Requirement: Everything from the first line of the data through the line with "function comma(v, d)" is to be echoed exactly, minus the pictures.

Recorded data:
■ ■ ■

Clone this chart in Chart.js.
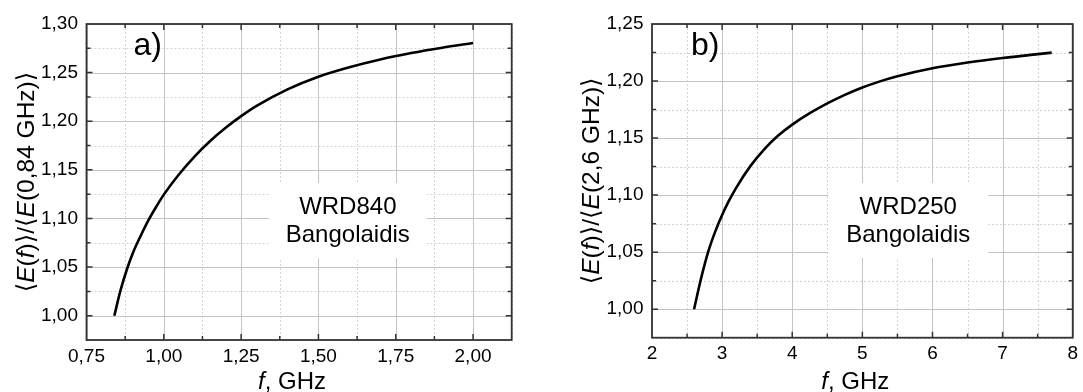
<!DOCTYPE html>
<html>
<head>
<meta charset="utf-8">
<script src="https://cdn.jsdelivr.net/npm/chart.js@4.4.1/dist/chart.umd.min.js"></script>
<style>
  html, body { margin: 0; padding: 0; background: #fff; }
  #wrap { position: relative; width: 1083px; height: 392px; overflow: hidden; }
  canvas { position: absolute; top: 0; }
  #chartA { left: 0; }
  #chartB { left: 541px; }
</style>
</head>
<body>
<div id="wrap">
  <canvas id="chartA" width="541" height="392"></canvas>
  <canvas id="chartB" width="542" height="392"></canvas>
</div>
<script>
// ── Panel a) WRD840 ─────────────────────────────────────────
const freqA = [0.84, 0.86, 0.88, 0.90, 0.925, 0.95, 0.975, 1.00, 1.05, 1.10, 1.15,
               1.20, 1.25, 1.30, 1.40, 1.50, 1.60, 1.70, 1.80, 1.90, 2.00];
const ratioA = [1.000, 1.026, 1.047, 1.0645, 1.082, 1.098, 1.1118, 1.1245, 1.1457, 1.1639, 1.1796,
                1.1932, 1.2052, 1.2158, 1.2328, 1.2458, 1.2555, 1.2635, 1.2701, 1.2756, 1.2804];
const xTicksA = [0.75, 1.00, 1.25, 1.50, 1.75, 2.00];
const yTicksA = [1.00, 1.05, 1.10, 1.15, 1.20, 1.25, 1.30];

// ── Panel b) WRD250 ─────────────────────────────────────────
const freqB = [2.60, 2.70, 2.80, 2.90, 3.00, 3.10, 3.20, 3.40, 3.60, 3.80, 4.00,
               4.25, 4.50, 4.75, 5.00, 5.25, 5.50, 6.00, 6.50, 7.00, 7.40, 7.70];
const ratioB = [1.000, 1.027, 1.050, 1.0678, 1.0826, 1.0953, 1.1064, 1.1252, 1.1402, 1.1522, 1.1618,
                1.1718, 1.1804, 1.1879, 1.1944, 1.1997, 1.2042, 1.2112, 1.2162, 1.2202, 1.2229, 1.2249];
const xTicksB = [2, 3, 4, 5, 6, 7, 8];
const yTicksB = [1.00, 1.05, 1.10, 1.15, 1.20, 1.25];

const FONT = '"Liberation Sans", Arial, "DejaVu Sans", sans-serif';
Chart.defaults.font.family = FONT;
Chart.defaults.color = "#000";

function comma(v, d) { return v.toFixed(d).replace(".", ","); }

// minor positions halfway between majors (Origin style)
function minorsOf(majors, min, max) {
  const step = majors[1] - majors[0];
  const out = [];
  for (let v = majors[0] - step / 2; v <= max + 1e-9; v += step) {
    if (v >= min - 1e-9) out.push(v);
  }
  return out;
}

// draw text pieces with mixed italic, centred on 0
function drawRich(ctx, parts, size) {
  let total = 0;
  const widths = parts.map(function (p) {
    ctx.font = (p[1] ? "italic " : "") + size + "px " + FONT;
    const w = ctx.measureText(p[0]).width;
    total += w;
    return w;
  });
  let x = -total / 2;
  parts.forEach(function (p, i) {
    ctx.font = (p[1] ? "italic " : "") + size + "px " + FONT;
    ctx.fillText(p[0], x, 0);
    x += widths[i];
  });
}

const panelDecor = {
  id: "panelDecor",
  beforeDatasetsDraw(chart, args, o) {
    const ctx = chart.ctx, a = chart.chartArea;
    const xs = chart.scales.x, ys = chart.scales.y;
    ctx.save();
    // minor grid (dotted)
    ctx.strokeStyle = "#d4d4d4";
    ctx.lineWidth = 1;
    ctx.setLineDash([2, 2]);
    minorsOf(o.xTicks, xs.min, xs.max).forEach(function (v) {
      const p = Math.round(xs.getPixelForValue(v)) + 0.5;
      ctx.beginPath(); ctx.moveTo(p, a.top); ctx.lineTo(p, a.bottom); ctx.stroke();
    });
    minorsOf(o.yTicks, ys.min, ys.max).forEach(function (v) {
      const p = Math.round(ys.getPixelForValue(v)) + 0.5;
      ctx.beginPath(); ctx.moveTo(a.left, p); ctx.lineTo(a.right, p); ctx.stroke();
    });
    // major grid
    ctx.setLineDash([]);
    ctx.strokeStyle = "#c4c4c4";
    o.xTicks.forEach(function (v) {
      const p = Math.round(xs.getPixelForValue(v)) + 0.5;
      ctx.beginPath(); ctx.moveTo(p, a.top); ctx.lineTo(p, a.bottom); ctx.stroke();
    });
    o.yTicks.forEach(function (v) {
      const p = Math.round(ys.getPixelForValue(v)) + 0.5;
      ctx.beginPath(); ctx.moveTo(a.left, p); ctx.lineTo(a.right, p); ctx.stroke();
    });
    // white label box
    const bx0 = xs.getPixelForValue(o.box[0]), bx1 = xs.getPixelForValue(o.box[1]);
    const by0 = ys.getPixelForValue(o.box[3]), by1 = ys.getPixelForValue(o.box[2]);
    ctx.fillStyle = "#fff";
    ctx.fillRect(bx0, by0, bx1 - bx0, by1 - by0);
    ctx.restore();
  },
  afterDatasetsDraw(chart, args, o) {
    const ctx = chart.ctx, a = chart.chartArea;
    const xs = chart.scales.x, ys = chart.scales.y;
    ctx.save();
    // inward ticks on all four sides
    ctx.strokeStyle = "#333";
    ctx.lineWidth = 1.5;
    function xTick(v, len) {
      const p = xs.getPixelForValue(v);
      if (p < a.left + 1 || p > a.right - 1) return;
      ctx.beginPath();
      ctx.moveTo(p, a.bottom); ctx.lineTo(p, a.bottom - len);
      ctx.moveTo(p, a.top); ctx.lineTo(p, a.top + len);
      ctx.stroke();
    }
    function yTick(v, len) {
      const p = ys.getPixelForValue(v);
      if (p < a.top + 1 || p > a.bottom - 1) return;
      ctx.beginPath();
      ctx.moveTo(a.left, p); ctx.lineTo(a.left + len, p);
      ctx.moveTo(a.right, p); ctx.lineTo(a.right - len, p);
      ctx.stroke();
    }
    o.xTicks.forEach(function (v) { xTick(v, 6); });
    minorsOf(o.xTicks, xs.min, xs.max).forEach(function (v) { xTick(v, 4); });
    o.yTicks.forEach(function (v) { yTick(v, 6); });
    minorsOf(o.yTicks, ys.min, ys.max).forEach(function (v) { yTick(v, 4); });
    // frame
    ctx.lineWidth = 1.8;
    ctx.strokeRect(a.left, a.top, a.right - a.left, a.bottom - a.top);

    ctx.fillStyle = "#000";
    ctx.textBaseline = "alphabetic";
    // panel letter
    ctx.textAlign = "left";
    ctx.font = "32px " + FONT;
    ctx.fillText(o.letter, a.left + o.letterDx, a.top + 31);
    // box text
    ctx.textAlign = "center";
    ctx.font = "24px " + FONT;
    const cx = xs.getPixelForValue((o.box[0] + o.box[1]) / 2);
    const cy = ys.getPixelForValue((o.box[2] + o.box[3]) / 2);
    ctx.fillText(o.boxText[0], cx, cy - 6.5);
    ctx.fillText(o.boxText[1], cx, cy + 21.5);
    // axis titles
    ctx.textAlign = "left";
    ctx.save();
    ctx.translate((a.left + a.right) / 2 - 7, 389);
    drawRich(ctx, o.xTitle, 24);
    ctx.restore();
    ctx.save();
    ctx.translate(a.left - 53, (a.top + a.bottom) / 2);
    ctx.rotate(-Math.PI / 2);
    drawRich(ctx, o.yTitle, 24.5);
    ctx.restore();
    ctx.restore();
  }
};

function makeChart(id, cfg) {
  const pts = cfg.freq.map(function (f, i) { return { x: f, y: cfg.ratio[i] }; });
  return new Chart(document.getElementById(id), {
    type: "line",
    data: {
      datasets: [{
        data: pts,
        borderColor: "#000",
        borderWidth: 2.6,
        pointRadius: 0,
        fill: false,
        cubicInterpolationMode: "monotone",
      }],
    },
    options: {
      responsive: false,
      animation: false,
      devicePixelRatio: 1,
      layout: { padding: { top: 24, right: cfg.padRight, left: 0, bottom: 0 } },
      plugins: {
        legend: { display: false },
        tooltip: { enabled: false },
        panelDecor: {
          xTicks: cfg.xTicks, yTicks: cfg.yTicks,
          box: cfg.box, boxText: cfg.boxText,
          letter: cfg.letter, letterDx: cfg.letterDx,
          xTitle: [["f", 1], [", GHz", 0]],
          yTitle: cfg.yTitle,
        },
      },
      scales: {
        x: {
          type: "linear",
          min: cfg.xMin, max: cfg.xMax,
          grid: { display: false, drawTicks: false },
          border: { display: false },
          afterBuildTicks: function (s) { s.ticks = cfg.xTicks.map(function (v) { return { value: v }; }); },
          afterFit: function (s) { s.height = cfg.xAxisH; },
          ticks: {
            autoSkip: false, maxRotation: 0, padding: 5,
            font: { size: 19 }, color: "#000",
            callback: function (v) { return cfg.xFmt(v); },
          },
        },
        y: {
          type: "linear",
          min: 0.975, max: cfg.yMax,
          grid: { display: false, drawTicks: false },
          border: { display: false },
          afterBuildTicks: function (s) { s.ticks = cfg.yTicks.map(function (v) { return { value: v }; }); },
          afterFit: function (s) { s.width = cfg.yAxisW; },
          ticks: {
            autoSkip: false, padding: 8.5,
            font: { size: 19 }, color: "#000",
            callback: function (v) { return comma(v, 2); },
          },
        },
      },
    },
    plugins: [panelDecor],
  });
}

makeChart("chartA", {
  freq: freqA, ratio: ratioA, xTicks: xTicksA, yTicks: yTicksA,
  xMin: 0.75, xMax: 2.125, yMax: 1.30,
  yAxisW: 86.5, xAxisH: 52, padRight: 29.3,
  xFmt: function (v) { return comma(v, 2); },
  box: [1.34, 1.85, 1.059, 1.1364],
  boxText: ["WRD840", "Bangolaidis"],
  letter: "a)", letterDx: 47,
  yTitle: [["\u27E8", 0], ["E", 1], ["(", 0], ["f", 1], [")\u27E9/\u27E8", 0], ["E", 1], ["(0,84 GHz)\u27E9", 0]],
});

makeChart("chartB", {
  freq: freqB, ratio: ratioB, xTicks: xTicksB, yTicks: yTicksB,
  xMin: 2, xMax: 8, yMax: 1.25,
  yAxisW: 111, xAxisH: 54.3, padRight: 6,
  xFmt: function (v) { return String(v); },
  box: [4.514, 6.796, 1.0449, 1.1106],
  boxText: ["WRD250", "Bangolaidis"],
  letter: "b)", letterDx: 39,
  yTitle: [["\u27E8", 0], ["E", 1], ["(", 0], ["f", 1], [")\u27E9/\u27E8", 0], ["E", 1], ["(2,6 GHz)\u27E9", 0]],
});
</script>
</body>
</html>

■ ■ ■

Task solution:
Clone this chart in Chart.js.
<!DOCTYPE html>
<html>
<head>
<meta charset="utf-8">
<script src="https://cdn.jsdelivr.net/npm/chart.js@4.4.1/dist/chart.umd.min.js"></script>
<style>
  html, body { margin: 0; padding: 0; background: #fff; }
  #wrap { position: relative; width: 1083px; height: 392px; overflow: hidden; }
  canvas { position: absolute; top: 0; }
  #chartA { left: 0; }
  #chartB { left: 541px; }
</style>
</head>
<body>
<div id="wrap">
  <canvas id="chartA" width="541" height="392"></canvas>
  <canvas id="chartB" width="542" height="392"></canvas>
</div>
<script>
// ── Panel a) WRD840 ─────────────────────────────────────────
const freqA = [0.84, 0.86, 0.88, 0.90, 0.925, 0.95, 0.975, 1.00, 1.05, 1.10, 1.15,
               1.20, 1.25, 1.30, 1.40, 1.50, 1.60, 1.70, 1.80, 1.90, 2.00];
const ratioA = [1.000, 1.026, 1.047, 1.0645, 1.082, 1.098, 1.1118, 1.1245, 1.1457, 1.1639, 1.1796,
                1.1932, 1.2052, 1.2158, 1.2328, 1.2458, 1.2555, 1.2635, 1.2701, 1.2756, 1.2804];
const xTicksA = [0.75, 1.00, 1.25, 1.50, 1.75, 2.00];
const yTicksA = [1.00, 1.05, 1.10, 1.15, 1.20, 1.25, 1.30];

// ── Panel b) WRD250 ─────────────────────────────────────────
const freqB = [2.60, 2.70, 2.80, 2.90, 3.00, 3.10, 3.20, 3.40, 3.60, 3.80, 4.00,
               4.25, 4.50, 4.75, 5.00, 5.25, 5.50, 6.00, 6.50, 7.00, 7.40, 7.70];
const ratioB = [1.000, 1.027, 1.050, 1.0678, 1.0826, 1.0953, 1.1064, 1.1252, 1.1402, 1.1522, 1.1618,
                1.1718, 1.1804, 1.1879, 1.1944, 1.1997, 1.2042, 1.2112, 1.2162, 1.2202, 1.2229, 1.2249];
const xTicksB = [2, 3, 4, 5, 6, 7, 8];
const yTicksB = [1.00, 1.05, 1.10, 1.15, 1.20, 1.25];

const FONT = '"Liberation Sans", Arial, "DejaVu Sans", sans-serif';
Chart.defaults.font.family = FONT;
Chart.defaults.color = "#000";

function comma(v, d) { return v.toFixed(d).replace(".", ","); }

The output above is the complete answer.